Page 658 (PDF page 30) of my second excerpt, 150606tensorsFourthOrderOperationsAndMeasureOfIsotropyExcerpt, shows how to find the isotropic (IFOET) part of a fourth-order tensor (which is NOT generally some multiple of the identity), and how to define a scalar measure of anisotropy in the range from zero to one, as determined from the “angle” that the tensor makes with the linear manifold of isotropic tensors. Doesn’t this sound exciting? Here is an infographic summary of this process of finding the isotropic part of a fourth-order tensor, as well as setting the scalar measure of anisotropy (equal to 1 minus the scalar measure of isotropy):

In this infographic, the acronym IFOET stands for “isotropic fourth-order engineering tensor” (labeled “ISO” elsewhere in the image). In the scalar measure of isotropy, the denominator is the L2 norm of the original fourth-order tensor, equal to the square root of the sum of the squares of the tensor’s Mandel components (which is another benefit of Mandel over Voigt because getting the magnitude of a Voigt tensor would require insertions of factors of 2 and 4 — Yuck!). As you can see, the isotropy is 100% if the original tensor is isotropic, and it ranges down to 0% isotropy if the isotropic part of the original tensor is zero.

This is great. Looking forward to the release of your book!

The information in this excerpt is now being published by IOP press, under the title “Rotation, Reflection, and Frame Changes: Orthogonal tensors in computational engineering mechanics”. The final Author Proof has been submitted, so it is now moving on to production! Watch for it to come out sometime this year. I will post an announcement. In celebration, I will probably also post a long-overdue update to the (still draft) big tensor analysis book. This rotation book is an outgrowth of that ludicrously big book. My next book is in the works.

The book is out now. Search my website for the word “Rotation” (or search Amazon for “Brannon Rotation”). Warning: there are quite a large number of typos in the equations (publisher’s fault, not mine), but smart people should be able to sort it out.

Dear Rebecca,

Thank you for raising this very interesting discussion and excerpts, from which I learned about Mandel representation. This reminds me a similar question, which arises in the definition of direct and inverse Fourier transforms, where a scalar factor can be split equally or not between time and frequency domains.

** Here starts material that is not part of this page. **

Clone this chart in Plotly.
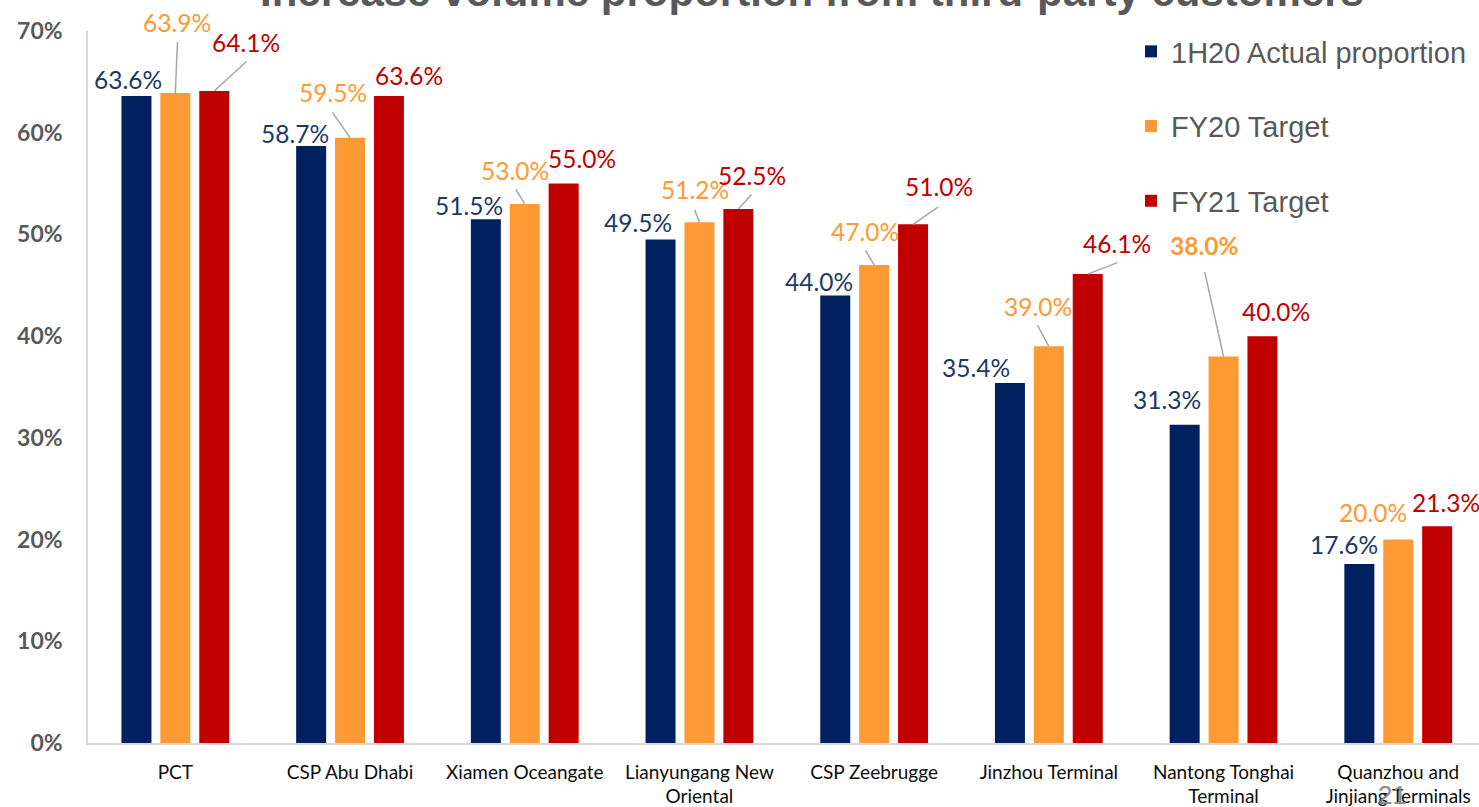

Maybe you could provide a more detailed explanation why you think the terms “covariant” and “contravariant” are appropriate to refer to the duality between stress and strain fields? The etymology of co- and contra-variance points to how the components of quantities change under a given transformation of basis. Even though the spaces of incremental stresses and strains can be thought of a vector space and its dual (the application of one onto the other yields frame-invariant incremental work), the aforementioned terms are really needed only when non-orthonormal bases are used. I haven’t seen anyone using in practice a non-orthonormal base for stress or strain tensors in structural mechanics and theory of elasticity. Or am I missing your point?

Thanks.

Kind regards,

Andrey

Yes, the point of my post is that there *is* a basis that goes with Voigt components and that basis, though mutually “perpendicular” but not normalized. The metric matrix is diagonal (so perpendicular) but the values on the diagonal are not all 1 (thus not normalized). Accordingly, as you say, the terms contravariant and covariant are appropriate. My excerpt failed to give you a copy of the missing citations, the most relevant is a short publication by Peter McKenzie. I will edit the post to provide the missing bibliography. Warning: it’s a mess with lots of my own notes to myself in there!

Ok, the post has been modified to include the list of references that are cited in the excerpt. The post itself has a snip of the non-orthonormal basis that goes with Voigt components.